The performance was the weakest on a monthly basis since January 2009, when factory output fell four per cent as the global financial crisis drove major economies into recession.

Economists see the eurozone, which accounts for almost a fifth of global output, ending 2012 in its second recession in three years, as the debt crisis that began in Greece three years ago saps confidence and pushes joblessness to a record level.

Growth is still not expected to return in 2013 as households and governments continue to cut back to overcome one of Europe’s biggest economic crises in more than half a century.

“September’s plunge in eurozone industrial production provides firm evidence that the economic outlook in the region is continuing to deteriorate,” said Ben May, an economist at Capital Economics in London.

Germany’s industrial output fell by 2.1 per cent in September, showing that the country is no longer immune to the crisis.

Germany, France and Italy deliver around two-thirds of the eurozone’s industrial output, and production fell 2.7 per cent in France and 1.5 per cent in Italy in September from August.

The eurozone’s €9.4 trillion economy is likely to have contracted in the third quarter, Eurostat data is expected to show today, and business surveys for October show companies continuing to reduce investment as orders fall.

The European Commission has forecast the bloc’s economy will shrink 0.4 per cent in all of 2012, with just 0.1 per cent growth next year.

“Fourth-quarter gross domestic product is likely to witness a renewed intensification of the recession,” said Marco Valli, chief eurozone economist at UniCredit in Milan.

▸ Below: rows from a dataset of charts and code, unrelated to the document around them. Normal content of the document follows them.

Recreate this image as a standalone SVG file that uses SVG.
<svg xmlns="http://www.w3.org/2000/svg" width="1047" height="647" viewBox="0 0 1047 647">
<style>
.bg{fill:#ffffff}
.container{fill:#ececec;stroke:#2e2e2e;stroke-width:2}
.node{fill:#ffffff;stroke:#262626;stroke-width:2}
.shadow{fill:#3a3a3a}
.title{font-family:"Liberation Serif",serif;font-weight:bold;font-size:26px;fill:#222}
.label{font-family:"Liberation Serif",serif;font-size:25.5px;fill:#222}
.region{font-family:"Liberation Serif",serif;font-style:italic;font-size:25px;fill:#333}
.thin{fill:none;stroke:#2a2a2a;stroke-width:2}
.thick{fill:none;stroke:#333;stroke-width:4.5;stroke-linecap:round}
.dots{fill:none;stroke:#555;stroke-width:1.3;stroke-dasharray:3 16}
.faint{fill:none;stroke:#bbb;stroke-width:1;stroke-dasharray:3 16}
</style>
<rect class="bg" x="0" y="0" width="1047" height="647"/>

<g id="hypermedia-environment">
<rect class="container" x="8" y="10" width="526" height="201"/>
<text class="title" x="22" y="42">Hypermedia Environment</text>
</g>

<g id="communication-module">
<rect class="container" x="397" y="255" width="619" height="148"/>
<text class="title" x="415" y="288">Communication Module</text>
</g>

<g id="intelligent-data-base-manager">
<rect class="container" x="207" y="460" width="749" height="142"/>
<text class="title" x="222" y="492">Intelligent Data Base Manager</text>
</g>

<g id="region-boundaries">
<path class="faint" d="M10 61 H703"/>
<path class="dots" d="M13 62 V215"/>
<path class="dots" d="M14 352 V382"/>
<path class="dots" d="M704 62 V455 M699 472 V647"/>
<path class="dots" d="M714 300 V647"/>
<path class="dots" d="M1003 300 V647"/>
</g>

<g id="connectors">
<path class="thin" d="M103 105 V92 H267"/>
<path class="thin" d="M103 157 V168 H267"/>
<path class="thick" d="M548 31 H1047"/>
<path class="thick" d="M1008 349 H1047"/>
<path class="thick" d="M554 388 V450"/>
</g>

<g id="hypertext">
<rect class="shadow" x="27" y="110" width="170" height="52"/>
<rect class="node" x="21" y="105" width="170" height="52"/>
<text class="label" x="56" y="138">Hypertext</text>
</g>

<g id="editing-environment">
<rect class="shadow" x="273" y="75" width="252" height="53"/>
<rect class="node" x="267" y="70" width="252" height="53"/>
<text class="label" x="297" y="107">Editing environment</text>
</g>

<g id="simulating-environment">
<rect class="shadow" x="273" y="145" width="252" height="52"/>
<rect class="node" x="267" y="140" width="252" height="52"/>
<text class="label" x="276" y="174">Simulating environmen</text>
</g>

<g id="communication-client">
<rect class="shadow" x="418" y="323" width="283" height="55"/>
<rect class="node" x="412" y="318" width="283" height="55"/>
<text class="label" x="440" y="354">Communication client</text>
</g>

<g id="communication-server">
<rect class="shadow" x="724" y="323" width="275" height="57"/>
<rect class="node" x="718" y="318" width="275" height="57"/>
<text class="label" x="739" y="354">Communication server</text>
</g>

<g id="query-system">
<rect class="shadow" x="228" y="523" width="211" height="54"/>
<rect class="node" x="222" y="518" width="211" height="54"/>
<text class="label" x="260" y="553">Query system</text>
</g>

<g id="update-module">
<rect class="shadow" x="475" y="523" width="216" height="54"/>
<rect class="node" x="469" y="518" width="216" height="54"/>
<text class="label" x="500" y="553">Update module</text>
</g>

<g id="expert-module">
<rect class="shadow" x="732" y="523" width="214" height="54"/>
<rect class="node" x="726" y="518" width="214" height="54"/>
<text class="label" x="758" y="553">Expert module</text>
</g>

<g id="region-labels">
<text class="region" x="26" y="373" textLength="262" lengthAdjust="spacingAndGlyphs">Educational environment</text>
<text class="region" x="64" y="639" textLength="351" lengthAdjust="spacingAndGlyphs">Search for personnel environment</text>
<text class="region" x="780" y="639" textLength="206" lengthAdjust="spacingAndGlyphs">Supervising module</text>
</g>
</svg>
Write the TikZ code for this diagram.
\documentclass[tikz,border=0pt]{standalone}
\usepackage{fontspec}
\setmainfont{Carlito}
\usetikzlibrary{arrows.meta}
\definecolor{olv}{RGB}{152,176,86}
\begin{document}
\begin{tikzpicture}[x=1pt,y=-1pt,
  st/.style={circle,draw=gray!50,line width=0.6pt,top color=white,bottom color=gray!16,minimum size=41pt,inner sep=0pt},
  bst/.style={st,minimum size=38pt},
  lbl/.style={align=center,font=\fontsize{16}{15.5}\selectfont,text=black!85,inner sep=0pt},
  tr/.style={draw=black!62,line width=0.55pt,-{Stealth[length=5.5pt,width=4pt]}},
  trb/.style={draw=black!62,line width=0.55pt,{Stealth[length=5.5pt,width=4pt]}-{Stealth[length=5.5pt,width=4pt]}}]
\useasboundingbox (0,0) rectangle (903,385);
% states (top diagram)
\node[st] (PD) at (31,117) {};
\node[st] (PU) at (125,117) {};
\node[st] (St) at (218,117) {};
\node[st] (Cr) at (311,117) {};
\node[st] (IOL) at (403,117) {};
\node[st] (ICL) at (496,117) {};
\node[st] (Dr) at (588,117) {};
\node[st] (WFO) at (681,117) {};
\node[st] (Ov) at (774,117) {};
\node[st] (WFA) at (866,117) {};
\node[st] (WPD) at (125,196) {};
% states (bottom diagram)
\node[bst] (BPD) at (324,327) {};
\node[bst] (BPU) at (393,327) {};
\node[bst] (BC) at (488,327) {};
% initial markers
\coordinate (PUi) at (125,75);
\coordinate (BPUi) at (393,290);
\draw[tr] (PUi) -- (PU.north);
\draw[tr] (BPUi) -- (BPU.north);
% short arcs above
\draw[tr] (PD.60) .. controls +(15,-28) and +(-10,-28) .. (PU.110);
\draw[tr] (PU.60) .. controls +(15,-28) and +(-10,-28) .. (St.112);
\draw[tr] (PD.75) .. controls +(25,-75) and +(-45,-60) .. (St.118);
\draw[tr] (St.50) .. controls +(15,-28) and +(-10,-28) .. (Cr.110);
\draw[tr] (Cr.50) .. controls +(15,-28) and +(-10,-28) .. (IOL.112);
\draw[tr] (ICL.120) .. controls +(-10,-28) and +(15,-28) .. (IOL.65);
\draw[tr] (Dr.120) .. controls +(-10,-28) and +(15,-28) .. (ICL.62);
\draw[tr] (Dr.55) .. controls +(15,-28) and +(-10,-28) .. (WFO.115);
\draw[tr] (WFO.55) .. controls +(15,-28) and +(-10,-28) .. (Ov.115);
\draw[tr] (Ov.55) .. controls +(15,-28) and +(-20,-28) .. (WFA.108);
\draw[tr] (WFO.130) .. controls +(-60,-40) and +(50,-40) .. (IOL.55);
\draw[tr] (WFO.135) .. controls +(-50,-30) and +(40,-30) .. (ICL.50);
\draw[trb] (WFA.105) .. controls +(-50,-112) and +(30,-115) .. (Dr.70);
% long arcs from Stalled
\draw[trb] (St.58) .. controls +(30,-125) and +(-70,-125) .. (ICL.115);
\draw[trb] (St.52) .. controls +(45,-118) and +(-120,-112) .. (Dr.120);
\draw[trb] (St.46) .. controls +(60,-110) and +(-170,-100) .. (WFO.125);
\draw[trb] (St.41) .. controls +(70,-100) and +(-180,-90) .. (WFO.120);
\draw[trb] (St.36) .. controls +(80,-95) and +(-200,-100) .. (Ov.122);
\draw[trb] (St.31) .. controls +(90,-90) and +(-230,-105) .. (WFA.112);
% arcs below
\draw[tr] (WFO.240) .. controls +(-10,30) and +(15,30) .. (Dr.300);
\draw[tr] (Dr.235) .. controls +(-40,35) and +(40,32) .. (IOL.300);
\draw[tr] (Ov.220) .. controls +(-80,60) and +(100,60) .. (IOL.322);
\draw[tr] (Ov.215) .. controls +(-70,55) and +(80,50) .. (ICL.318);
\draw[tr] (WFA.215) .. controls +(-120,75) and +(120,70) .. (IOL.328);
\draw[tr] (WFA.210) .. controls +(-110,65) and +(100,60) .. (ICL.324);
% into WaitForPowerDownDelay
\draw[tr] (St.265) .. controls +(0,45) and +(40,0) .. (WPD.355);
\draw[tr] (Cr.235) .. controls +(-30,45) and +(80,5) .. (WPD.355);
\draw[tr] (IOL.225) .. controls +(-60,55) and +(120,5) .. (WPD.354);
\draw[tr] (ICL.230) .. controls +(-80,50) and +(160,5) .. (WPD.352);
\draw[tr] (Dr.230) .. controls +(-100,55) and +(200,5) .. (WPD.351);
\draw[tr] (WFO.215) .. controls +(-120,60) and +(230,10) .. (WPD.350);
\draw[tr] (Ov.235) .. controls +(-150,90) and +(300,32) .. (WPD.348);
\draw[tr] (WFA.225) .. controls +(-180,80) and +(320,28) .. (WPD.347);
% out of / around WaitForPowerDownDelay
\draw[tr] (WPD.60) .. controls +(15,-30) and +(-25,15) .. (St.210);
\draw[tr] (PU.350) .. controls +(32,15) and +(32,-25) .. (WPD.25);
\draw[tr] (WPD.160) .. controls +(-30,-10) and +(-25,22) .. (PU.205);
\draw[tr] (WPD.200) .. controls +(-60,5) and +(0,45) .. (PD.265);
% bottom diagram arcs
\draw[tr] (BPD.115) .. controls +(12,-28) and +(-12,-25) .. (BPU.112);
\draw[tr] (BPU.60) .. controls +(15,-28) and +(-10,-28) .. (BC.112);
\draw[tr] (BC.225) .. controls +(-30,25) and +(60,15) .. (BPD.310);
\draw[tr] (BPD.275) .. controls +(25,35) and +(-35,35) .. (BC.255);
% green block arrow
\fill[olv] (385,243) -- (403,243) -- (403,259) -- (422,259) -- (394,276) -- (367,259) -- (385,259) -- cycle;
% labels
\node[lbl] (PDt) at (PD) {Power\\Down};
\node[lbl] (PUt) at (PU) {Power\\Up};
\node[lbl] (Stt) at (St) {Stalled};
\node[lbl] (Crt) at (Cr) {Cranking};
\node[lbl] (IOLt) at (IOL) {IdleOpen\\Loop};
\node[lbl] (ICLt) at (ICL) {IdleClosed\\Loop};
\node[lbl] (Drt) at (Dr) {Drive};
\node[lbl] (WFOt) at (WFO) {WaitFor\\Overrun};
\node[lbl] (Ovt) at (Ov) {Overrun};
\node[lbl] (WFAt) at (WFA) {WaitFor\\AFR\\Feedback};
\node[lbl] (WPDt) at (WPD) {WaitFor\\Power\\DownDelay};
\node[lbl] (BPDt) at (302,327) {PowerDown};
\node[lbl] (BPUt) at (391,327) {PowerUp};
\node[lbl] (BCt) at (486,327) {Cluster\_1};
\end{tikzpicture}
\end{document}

EU officials say the eurozone is finally starting to heal from the implosion of a decade-long, credit-fuelled boom as labour costs fall and exports begin to rise.

The European Central Bank’s promise of a bond-buying programme for eurozone countries who apply for help from the bloc’s permanent rescue fund has also tempted foreign investors back into sovereign debt markets.

But the reality for many companies is of falling demand for their goods, stalled bank lending, stubborn inflation and governments still steeped in debt, all perpetuating a reluctance to invest and hang on to staff.

Ford Motor Co. plans to close three factories and scrap 6,200 jobs in Europe, while Spanish airline Iberia is to cut almost a quarter of its workforce.

Other companies as diverse as telecoms group Ericsson, bank ING, steel group Kloeckner and engineering firm Bombardier have announced job cuts.

“Eurozone manufacturers are clearly still finding life extremely difficult,” said Howard Archer, chief European economist at IHS Global Insight in London.

“Domestic demand is being handicapped by tighter fiscal policy in many countries, limited consumer purchasing power, and high and rising unemployment,” he said.